The creative displays greet you the moment you walk in from the parking lot to the main gardens (into your map app, enter Nevin Welcome Center, 124 Comstock Knoll Drive, Ithaca, New York).
The displays are bold and brash. Together they engage you to consider and enjoy opposite approaches to flowers: the artistic and the scientific. You simply can’t miss the glass and steel sculpture of a double allium. Art in its purest form and twelve feet tall, this graceful sculpture towers over you and the garden beneath it. Emerging from arching six-foot lancet leaves, two giant allium blooms, looking like 1960 sci-fi satellites, top the sculpture. Each shimmers with purple blown-glass florets. The sculpture is both realistic and inspired. Blacksmith artist Jenny Pickford of England created it.
The other side of flower creativity, only a few steps away, reveals the scientific approach. One that may benefit you. It’s a garden—a trial garden. It’s filled with annual flowers being developed and tested by commercial growers. Exceptionally colorful, these are the flowers that might show up in your local nursery in a few years. But until then you’ll have to come here to see the colors that might be in your planting future.

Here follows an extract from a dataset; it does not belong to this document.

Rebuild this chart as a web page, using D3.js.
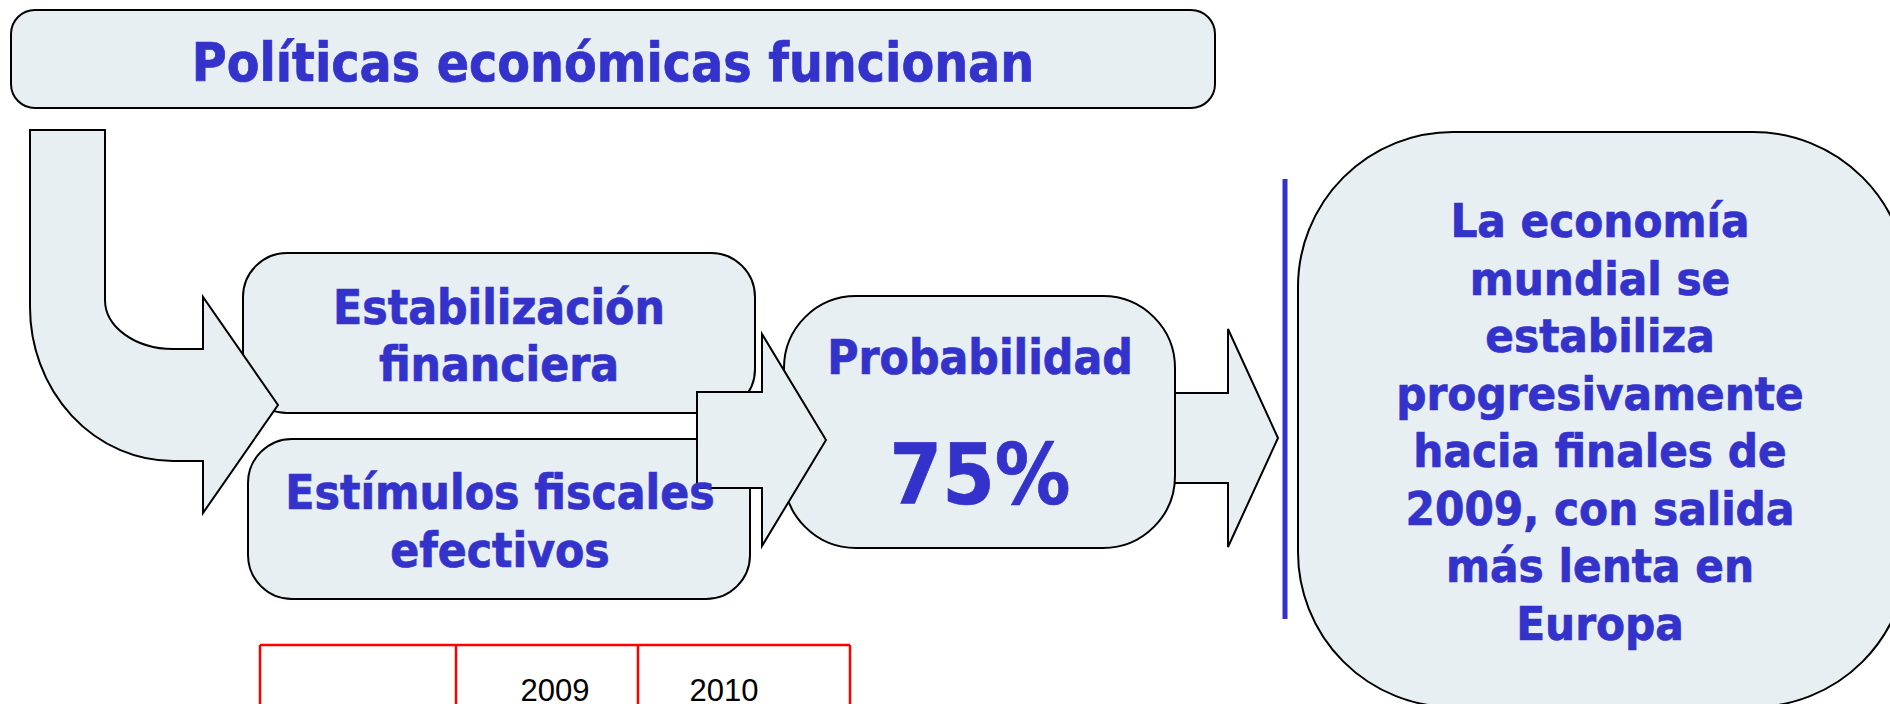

The only thing missing from the Botanic Gardens is a butterfly and hummingbird garden. They could call it the Endangered Migrating Lepidoptera Restoration and Salvation Garden to meet their mission statement. But it would be a good way to educate and encourage the public to proliferate the plants so many traveling butterflies (and other pollinators) need; and get even more people to visit and learn about plants.